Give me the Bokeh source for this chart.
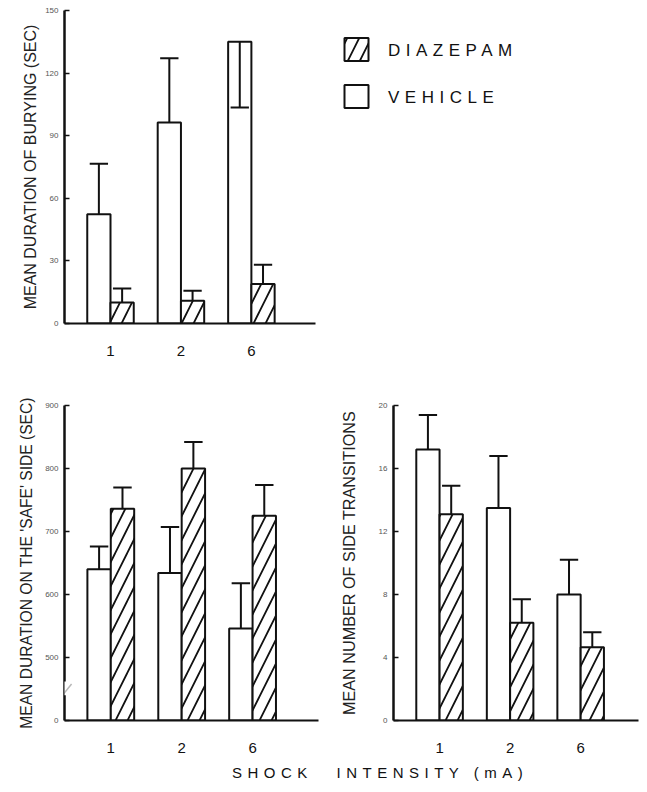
from bokeh.plotting import figure
from bokeh.layouts import row, column
from bokeh.models import Range1d, FixedTicker, Div, Spacer, PolyAnnotation
from bokeh.embed import file_html
from bokeh.resources import INLINE
import numpy as np

# ---------------- data ----------------
shock = ["1", "2", "6"]  # shock intensity (mA)

bury_vehicle = [52.3, 96.3, 135.0]
bury_vehicle_sem = [24.3, 30.8, 31.5]
bury_diazepam = [10.1, 10.9, 18.9]
bury_diazepam_sem = [6.7, 4.8, 9.2]

safe_vehicle = [640, 634, 546]
safe_vehicle_sem = [36, 73, 72]
safe_diazepam = [736, 800, 725]
safe_diazepam_sem = [34, 42, 49]

trans_vehicle = [17.2, 13.5, 8.0]
trans_vehicle_sem = [2.2, 3.3, 2.2]
trans_diazepam = [13.1, 6.2, 4.65]
trans_diazepam_sem = [1.8, 1.5, 0.95]

bury_ticks = [0, 30, 60, 90, 120, 150]
safe_ticks = [400, 500, 600, 700, 800, 900]   # 400 sits at the axis break, labelled "0"
safe_break_label = {400: "0"}
trans_ticks = [0, 4, 8, 12, 16, 20]

FONT = "Liberation Sans"
INK = "#111111"
BAR_W = 0.33
CAP = 0.13
HATCH = dict(hatch_pattern="/", hatch_color=INK, hatch_scale=24, hatch_weight=1.8)


def panel(vehicle, vsem, diaz, dsem, ymin, ymax, ticks, ylabel, width, height,
          left, right, top, bottom, xr, overrides=None, ylabel_standoff=10, ylabel_size="14px"):
    p = figure(width=width, height=height, x_range=Range1d(*xr), y_range=Range1d(ymin, ymax),
               output_backend="svg", toolbar_location=None,
               min_border_left=left, min_border_right=right,
               min_border_top=top, min_border_bottom=bottom)
    p.outline_line_color = None
    p.grid.visible = False
    p.background_fill_color = "white"

    pos = np.arange(1, len(shock) + 1, dtype=float)
    xv = pos - BAR_W / 2
    xd = pos + BAR_W / 2

    p.vbar(x=xv, top=vehicle, bottom=ymin, width=BAR_W, fill_color="white",
           line_color=INK, line_width=2)
    p.vbar(x=xd, top=diaz, bottom=ymin, width=BAR_W, fill_color="white",
           line_color=INK, line_width=2, **HATCH)

    # error bars: upward, unless bar + SEM would leave the axis (then drawn inside the bar)
    for xs, m, s in ((xv, vehicle, vsem), (xd, diaz, dsem)):
        m = np.asarray(m, float)
        s = np.asarray(s, float)
        end = np.where(m + s > ymax, m - s, m + s)
        p.segment(x0=xs, y0=m, x1=xs, y1=end, line_color=INK, line_width=2)
        p.segment(x0=xs - CAP, y0=end, x1=xs + CAP, y1=end, line_color=INK, line_width=2)

    ya = p.yaxis[0]
    ya.ticker = FixedTicker(ticks=ticks)
    if overrides:
        ya.major_label_overrides = overrides
    ya.axis_line_width = 2.5
    ya.axis_line_color = INK
    ya.major_tick_in = 5
    ya.major_tick_out = 0
    ya.major_tick_line_width = 1.5
    ya.major_tick_line_color = INK
    ya.minor_tick_line_color = None
    ya.major_label_text_font = FONT
    ya.major_label_text_font_size = "8px"
    ya.major_label_text_color = "#555555"
    ya.major_label_standoff = 6
    ya.axis_label = ylabel
    ya.axis_label_text_font = FONT
    ya.axis_label_text_font_size = ylabel_size
    ya.axis_label_text_font_style = "normal"
    ya.axis_label_text_color = "#222222"
    ya.axis_label_standoff = ylabel_standoff

    xa = p.xaxis[0]
    xa.ticker = FixedTicker(ticks=list(pos))
    xa.major_label_overrides = {float(k): lab for k, lab in zip(pos, shock)}
    xa.major_label_overrides.update({int(k): lab for k, lab in zip(pos, shock)})
    xa.axis_line_width = 2
    xa.axis_line_color = INK
    xa.major_tick_in = 0
    xa.major_tick_out = 0
    xa.minor_tick_line_color = None
    xa.major_tick_line_color = None
    xa.major_label_text_font = FONT
    xa.major_label_text_font_size = "15px"
    xa.major_label_text_color = INK
    xa.major_label_standoff = 22
    return p


top = panel(bury_vehicle, bury_vehicle_sem, bury_diazepam, bury_diazepam_sem,
            0, 150, bury_ticks, "MEAN DURATION OF BURYING (SEC)",
            width=330, height=385, left=64, right=15, top=10, bottom=62,
            xr=(0.347, 3.91), ylabel_standoff=3, ylabel_size="16px")

bl = panel(safe_vehicle, safe_vehicle_sem, safe_diazepam, safe_diazepam_sem,
           400, 900, safe_ticks, "MEAN DURATION ON THE 'SAFE' SIDE (SEC)",
           width=330, height=373, left=64, right=12, top=20, bottom=38,
           xr=(0.347, 3.93), overrides=safe_break_label, ylabel_standoff=7,
           ylabel_size="15.6px")

# axis break mark on the lower-left y axis
x0 = 0.347
bl.add_layout(PolyAnnotation(xs=[x0 - 0.035, x0 + 0.035, x0 + 0.035, x0 - 0.035],
                             ys=[440, 440, 462, 462], fill_color="white", fill_alpha=1,
                             line_color=None))
bl.add_layout(PolyAnnotation(xs=[x0 - 0.05, x0 + 0.1], ys=[437, 458], fill_color=None,
                             fill_alpha=0, line_color=INK, line_width=1.5))

br = panel(trans_vehicle, trans_vehicle_sem, trans_diazepam, trans_diazepam_sem,
           0, 20, trans_ticks, "MEAN NUMBER OF SIDE TRANSITIONS",
           width=317, height=373, left=63, right=9, top=20, bottom=38,
           xr=(0.347, 3.82), ylabel_standoff=18, ylabel_size="16.2px")


def swatch(hatched):
    s = figure(width=58, height=30, x_range=Range1d(0, 58), y_range=Range1d(0, 30),
               output_backend="svg", toolbar_location=None, min_border=0)
    s.axis.visible = False
    s.grid.visible = False
    s.outline_line_color = None
    kw = HATCH if hatched else {}
    s.rect(x=[26], y=[15], width=24, height=23, fill_color="white", line_color=INK,
           line_width=2, **kw)
    return s


def legend_text(t):
    return Div(text=t, width=200, height=30, margin=0,
               styles={"font-family": FONT, "font-size": "17px", "letter-spacing": "5.5px",
                       "line-height": "30px", "padding-top": "2px", "color": INK})


legend = column(Spacer(height=34),
                row(swatch(True), legend_text("DIAZEPAM")),
                Spacer(height=17),
                row(swatch(False), legend_text("VEHICLE")))

xlabel = Div(text="<span style='margin-right:14px'>SHOCK</span> INTENSITY (mA)",
             width=400, height=30, margin=(0, 0, 0, 232),
             styles={"font-family": FONT, "font-size": "15px", "letter-spacing": "5.5px",
                     "line-height": "30px", "color": INK, "white-space": "nowrap"})

layout = column(row(top, legend), row(bl, br), xlabel)

open("out.html", "w").write(file_html(layout, INLINE))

- - - - - - -

▶ [Task details] Leave the pictures out and reproduce exactly the lines from the top of the listing above through the line with "shock intensity (mA)".

▶ [Output]
Give me the Bokeh source for this chart.
from bokeh.plotting import figure
from bokeh.layouts import row, column
from bokeh.models import Range1d, FixedTicker, Div, Spacer, PolyAnnotation
from bokeh.embed import file_html
from bokeh.resources import INLINE
import numpy as np

# ---------------- data ----------------
shock = ["1", "2", "6"]  # shock intensity (mA)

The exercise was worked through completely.